On pourrait raisonnablement penser qu’une entreprise où la vitesse d’exécution des tâches est une priorité absolue, va engendrer du stress chez ses employés, avec ses conséquences: burnout, épuisement, dépression, absentéisme, etc.
Or, le magazine «L’Express» vient de publier un article sur le spécialiste de la livraison et de la logistique DHL. Eh bien, cette entreprise est réputée pour ses «bonnes» pratiques en ressources humaines… au point d’avoir reçu en 2024 le label «Top Employer Global» et d’être sacrée numéro un mondial au classement du label «Great Place to Work». Le taux de satisfaction globale de ses employés atteint 82% – ce qui est très supérieur à la moyenne du secteur.

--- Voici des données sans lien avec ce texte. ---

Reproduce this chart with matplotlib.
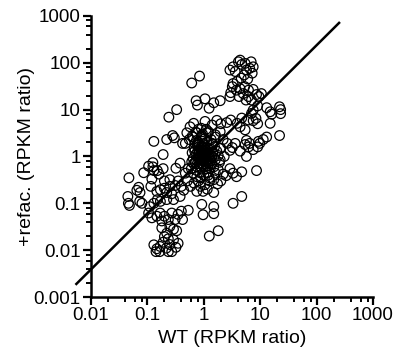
import matplotlib
matplotlib.use("Agg")
import matplotlib.pyplot as plt
import numpy as np
from matplotlib.ticker import LogLocator, FixedFormatter, FixedLocator, NullFormatter

plt.rcParams["font.family"] = ["Liberation Sans", "DejaVu Sans"]

# far-left group
left_wt = [0.047, 0.045, 0.046, 0.048, 0.065, 0.074, 0.073, 0.08, 0.086, 0.07]
left_refac = [0.35, 0.14, 0.10, 0.09, 0.19, 0.17, 0.11, 0.10, 0.45, 0.22]

# scattered points above the diagonal, low WT
upleft_wt = [0.13, 0.125, 0.125, 0.13, 0.19, 0.19, 0.22, 0.24, 0.33, 0.28, 0.30,
             0.32, 0.42, 0.38, 0.25, 0.16, 0.115, 0.15, 0.105, 0.12]
upleft_refac = [2.1, 0.74, 0.6, 0.5, 1.1, 0.55, 2.3, 6.9, 10.0, 2.8, 2.5,
                0.56, 1.9, 0.72, 0.32, 0.42, 0.23, 0.5, 0.62, 0.33]

# high +refac., mid WT
upmid_wt = [0.61, 0.84, 0.73, 0.77, 1.05, 1.24, 1.95, 2.9, 1.5]
upmid_refac = [37, 52, 15.5, 12.5, 17, 10.7, 15.5, 19, 14]

# top-right group
upright_wt = [2.9, 3.3, 3.6, 4.1, 4.4, 4.7, 5.4, 6.5, 6.9, 7.5, 5.7, 5.2, 4.6, 6.0,
              3.3, 3.2, 3.8, 4.4, 5.3, 6.2, 7.5, 8.6, 6.2, 5.0, 7.0, 9.5, 10.5, 4.2, 5.6,
              3.0, 3.9, 7.2]
upright_refac = [70, 82, 65, 105, 114, 92, 97, 76, 105, 82, 70, 55, 47, 45,
                 36, 31, 26, 28, 31, 26, 27, 21, 19, 22, 16, 19, 22, 19, 16,
                 23, 40, 60]

# right group
right_wt = [13, 15, 16, 22, 23, 23, 15, 13, 22, 9.3, 9.8, 9.0, 6.5, 5.7, 5.4,
            8.4, 7.5, 9.0, 5.7, 8.6, 5.4, 4.4, 3.9, 7.5, 7.0, 9.0, 4.7, 3.6, 3.2,
            2.9, 4.4, 3.3, 3.8, 4.7, 3.3, 4.7, 6.2, 7.5, 11.3, 6.2]
right_refac = [11, 9, 8, 11.5, 10, 8.2, 5.1, 2.6, 2.8, 2.1, 1.9, 1.6, 1.9, 2.2, 1.8,
               6.5, 5.8, 5.0, 1.0, 0.5, 3.7, 4.3, 5.1, 9.8, 8.3, 12, 6.6, 1.9, 1.55,
               1.35, 1.3, 0.44, 0.37, 0.47, 0.10, 0.14, 1.6, 1.4, 2.3, 6.0]

# dense centre around (1, 1)
centre_wt = [0.62, 0.65, 0.68, 0.70, 0.72, 0.74, 0.76, 0.78, 0.80, 0.82, 0.84, 0.86,
             0.88, 0.90, 0.92, 0.94, 0.96, 0.98, 1.0, 1.02, 1.04, 1.06, 1.08, 1.1,
             1.12, 1.15, 1.18, 1.2, 1.25, 1.3, 1.35, 1.4, 1.45, 1.5, 1.55, 1.6, 1.7,
             1.8, 1.9, 2.0, 0.70, 0.75, 0.80, 0.85, 0.90, 0.95, 1.0, 1.05, 1.1, 1.15,
             1.2, 1.3, 1.4, 1.5, 0.60, 0.65, 0.88, 1.0, 1.25, 1.6, 0.72, 0.90, 1.1,
             0.78, 0.92, 1.05, 0.97, 0.83, 1.12, 1.28,
             0.74, 0.81, 0.87, 0.93, 0.99, 1.03, 1.09, 1.16, 1.22, 1.33, 0.69, 0.77,
             0.85, 0.91, 1.0, 1.07, 1.14, 1.24, 1.38, 0.8, 0.95, 1.18, 0.66, 1.45]
centre_refac = [1.2, 0.9, 1.5, 0.75, 1.1, 2.2, 0.6, 1.3, 0.95, 1.8, 0.7, 1.05,
                1.4, 0.85, 2.6, 1.15, 0.65, 1.0, 1.3, 0.8, 1.7, 0.95, 1.2, 0.55,
                2.0, 1.0, 0.75, 1.45, 0.9, 1.1, 2.3, 0.7, 1.25, 0.95, 1.6, 0.85, 1.3,
                1.05, 0.75, 1.5, 1.9, 0.5, 1.6, 0.45, 1.2, 3.0, 0.6, 2.4, 1.35, 0.45,
                3.2, 0.55, 1.9, 0.6, 0.55, 2.6, 0.35, 0.4, 0.35, 2.6, 3.3, 4.0, 3.8,
                0.9, 0.98, 1.05, 1.6, 1.25, 0.85, 1.5,
                0.85, 1.15, 0.62, 1.35, 0.78, 1.12, 0.68, 1.55, 1.05, 0.8, 1.3, 1.75,
                0.9, 1.65, 0.88, 1.4, 1.2, 0.72, 1.0, 2.0, 2.1, 0.62, 0.7, 1.8]

# band just above the centre
above_wt = [0.57, 0.66, 0.80, 1.05, 1.4, 1.7, 2.0, 2.55, 3.0, 0.50, 0.62, 0.75,
            0.92, 1.2, 1.6, 1.95, 0.47, 0.55, 2.2, 2.6, 1.95, 2.3, 1.95]
above_refac = [4.3, 5.1, 3.8, 5.6, 4.7, 5.9, 5.0, 5.3, 6.0, 3.2, 2.7, 3.2,
               2.8, 3.4, 2.9, 3.4, 1.9, 2.3, 2.3, 1.9, 1.5, 1.0, 0.85]

# band along the diagonal below the centre
diag_wt = [0.147, 0.17, 0.20, 0.22, 0.25, 0.27, 0.31, 0.35, 0.40, 0.44, 0.51, 0.58,
           0.67, 0.38, 0.29, 0.22, 0.17, 0.47, 0.53, 0.61, 0.75, 0.80, 0.87, 0.75,
           0.97, 0.65, 0.20, 0.11, 0.13, 0.15]
diag_refac = [0.18, 0.195, 0.21, 0.17, 0.23, 0.16, 0.24, 0.30, 0.23, 0.19, 0.30, 0.23,
              0.27, 0.14, 0.12, 0.12, 0.11, 0.44, 0.55, 0.77, 0.37, 0.30, 0.23, 0.18,
              0.18, 0.44, 0.30, 0.085, 0.10, 0.12]

# below the centre, higher WT
lowright_wt = [1.27, 1.5, 1.75, 2.0, 1.8, 2.2, 2.9, 2.5, 1.15, 1.5, 1.05, 1.2, 1.6,
               0.92, 0.97, 1.5, 1.5, 1.25, 1.8]
lowright_refac = [0.30, 0.32, 0.26, 0.30, 0.52, 0.42, 0.55, 0.39, 0.20, 0.17, 0.25,
                  0.40, 0.44, 0.095, 0.057, 0.06, 0.085, 0.02, 0.026]

# low group, small WT and very low +refac.
lowleft_wt = [0.105, 0.12, 0.147, 0.168, 0.18, 0.20, 0.235, 0.27, 0.31, 0.35, 0.40,
              0.42, 0.53, 0.25, 0.29, 0.33, 0.18, 0.22,
              0.13, 0.147, 0.142, 0.168, 0.19, 0.215, 0.235, 0.25, 0.29, 0.32, 0.35,
              0.20, 0.235, 0.27, 0.165]
lowleft_refac = [0.062, 0.049, 0.053, 0.062, 0.042, 0.053, 0.045, 0.062, 0.045, 0.058,
                 0.068, 0.045, 0.071, 0.032, 0.028, 0.026, 0.030, 0.023,
                 0.013, 0.0107, 0.0093, 0.012, 0.0148, 0.011, 0.0093, 0.0132, 0.0166,
                 0.0115, 0.014, 0.0195, 0.0175, 0.0093, 0.0093]

# fitted line, drawn past the y axis
line_wt = [0.0055, 250]
line_refac = [0.0019, 710]

groups = [
    (left_wt, left_refac),
    (upleft_wt, upleft_refac),
    (upmid_wt, upmid_refac),
    (upright_wt, upright_refac),
    (right_wt, right_refac),
    (centre_wt, centre_refac),
    (above_wt, above_refac),
    (diag_wt, diag_refac),
    (lowright_wt, lowright_refac),
    (lowleft_wt, lowleft_refac),
]

fig = plt.figure(figsize=(3.95, 3.54), dpi=100)
ax = fig.add_axes([0.2304, 0.161, 0.714, 0.794])

for wt, refac in groups:
    ax.scatter(wt, refac, s=48, facecolors="none", edgecolors="black",
               linewidths=0.9, zorder=3)

ax.plot(line_wt, line_refac, color="black", linewidth=1.8, clip_on=False, zorder=4)

ax.set_xscale("log")
ax.set_yscale("log")
ax.set_xlim(0.01, 1000)
ax.set_ylim(0.001, 1000)

xticks = [0.01, 0.1, 1, 10, 100, 1000]
yticks = [0.001, 0.01, 0.1, 1, 10, 100, 1000]
ax.xaxis.set_major_locator(FixedLocator(xticks))
ax.xaxis.set_major_formatter(FixedFormatter(["0.01", "0.1", "1", "10", "100", "1000"]))
ax.yaxis.set_major_locator(FixedLocator(yticks))
ax.yaxis.set_major_formatter(FixedFormatter(["0.001", "0.01", "0.1", "1", "10", "100", "1000"]))
for axis in (ax.xaxis, ax.yaxis):
    axis.set_minor_locator(LogLocator(base=10, subs=(2, 4, 6, 8), numticks=20))
    axis.set_minor_formatter(NullFormatter())

for side in ("top", "right"):
    ax.spines[side].set_visible(False)
for side in ("left", "bottom"):
    ax.spines[side].set_linewidth(1.8)

ax.tick_params(which="major", direction="out", length=6, width=1.6, labelsize=13.5, pad=1.5)
ax.tick_params(which="minor", direction="out", length=3.5, width=1.4)

ax.set_xlabel("WT (RPKM ratio)", fontsize=14, labelpad=4)
ax.set_ylabel("+refac. (RPKM ratio)", fontsize=14, labelpad=-1)

fig.savefig("out.png", dpi=100)
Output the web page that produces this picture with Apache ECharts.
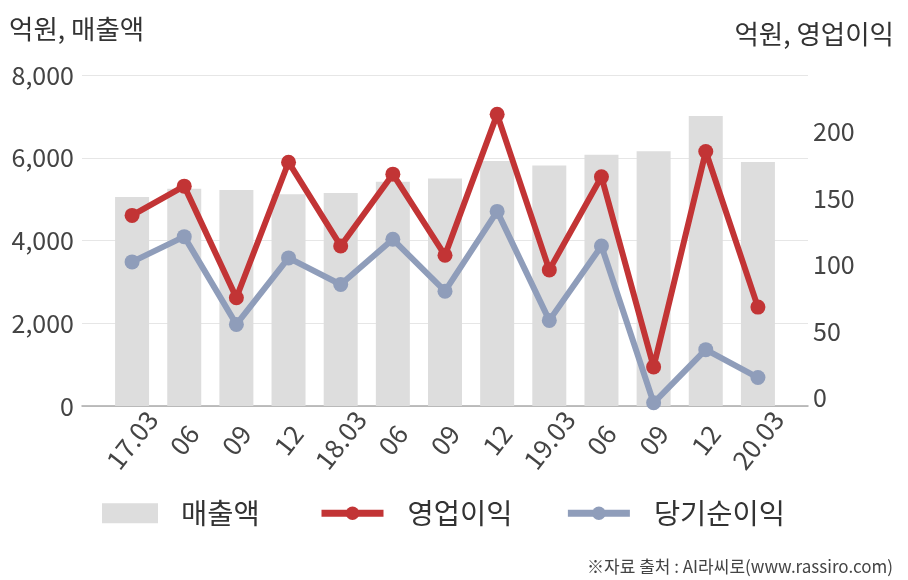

Quels sont les secrets de cette entreprise au chiffre d’affaires de plus de 80 milliards d’euros et à la rentabilité économique exemplaire? Il ne s’agit pas d’holacratie, même si la stratégie de cette entreprise s’y apparente. Il y a d’abord une exigence de résultats qui ne nuit pas à la satisfaction au travail car elle est liée au respect des collaborateurs et à des valeurs et principes fondamentaux auxquels chacun adhère. La reconnaissance du travail accompli et les remerciements qui y sont associés participent à ce respect et à cette considération pour les employé(e)s. Chacun(e) se sent partie prenante du succès de l’entreprise, ce qui crée de façon naturelle une culture de solidarité et d’entraide dans l’ensemble de la communauté.
Ainsi, lors de périodes d’intenses activités (à Noël par ex.) le personnel de bureau (administration, finances, gestion) n’hésite pas à aller sur le terrain et à participer au conditionnement, à l’expédition et à la livraison des colis. «L’Express» a identifié deux facteurs importants favorisant ce climat: la proximité, qui se traduit par des briefings et des dialogues réguliers; et l’entraide dès qu’un besoin s’en fait sentir, par ex. lorsqu’un coursier n’arrivera pas à livrer ses colis à temps: l’équipe en cherche alors un autre dans les environs, pouvant se charger de la livraison de son collègue. Une autre stratégie RH vise aussi à renforcer cet esprit d’équipe par la création d’une formation innovante: Certified International Specialist (CIS) pour améliorer l’expertise professionnelle, diffuser les valeurs de l’entreprise et promouvoir l’engagement et la performance des équipes. Les différentes phases de cette formation sont attestées dans un petit livret, un «passeport» spécifique à l’entreprise.
Points-clés
Derrière ce tableau apparemment idyllique, que certains sociologues qualifieront de manipulation choquante et de conditionnement pervers des employés, à des fins uniquement économiques, il y a bien sûr la réalité et les difficultés habituelles inhérentes à ce type de travail, qu’elles soient d’origine logistique, humaine ou organisationnelle. Mais le DRH semble avoir bien identifié des points-clés essentiels: d’une part, ceux qui permettent aux collaborateurs d’être conscients de l’importance de leur tâche; et d’autre part, ceux liés à la rapidité de leur travail qui ne peut se réaliser au mieux, sur le moyen et long terme, que si le leadership et les conditions de travail sont adéquates.
Et donc, les faits et les résultats sont là: il s’agit bien d’une entreprise «où il fait bon travailler» et les ingrédients de son succès sont, à mon sens, un mélange de stratégie RH bien rôdée et une culture d’entreprise qui se base sur des valeurs qui donnent du sens au travail (respect, dignité, altruisme, etc.) constituant une réponse aux nouvelles aspirations des jeunes générations. Tout cela bien sûr à des fins de performances économiques (survie de l’entreprise) et de compétitivité sur un marché très convoité…. mais où finalement tout le monde y gagne.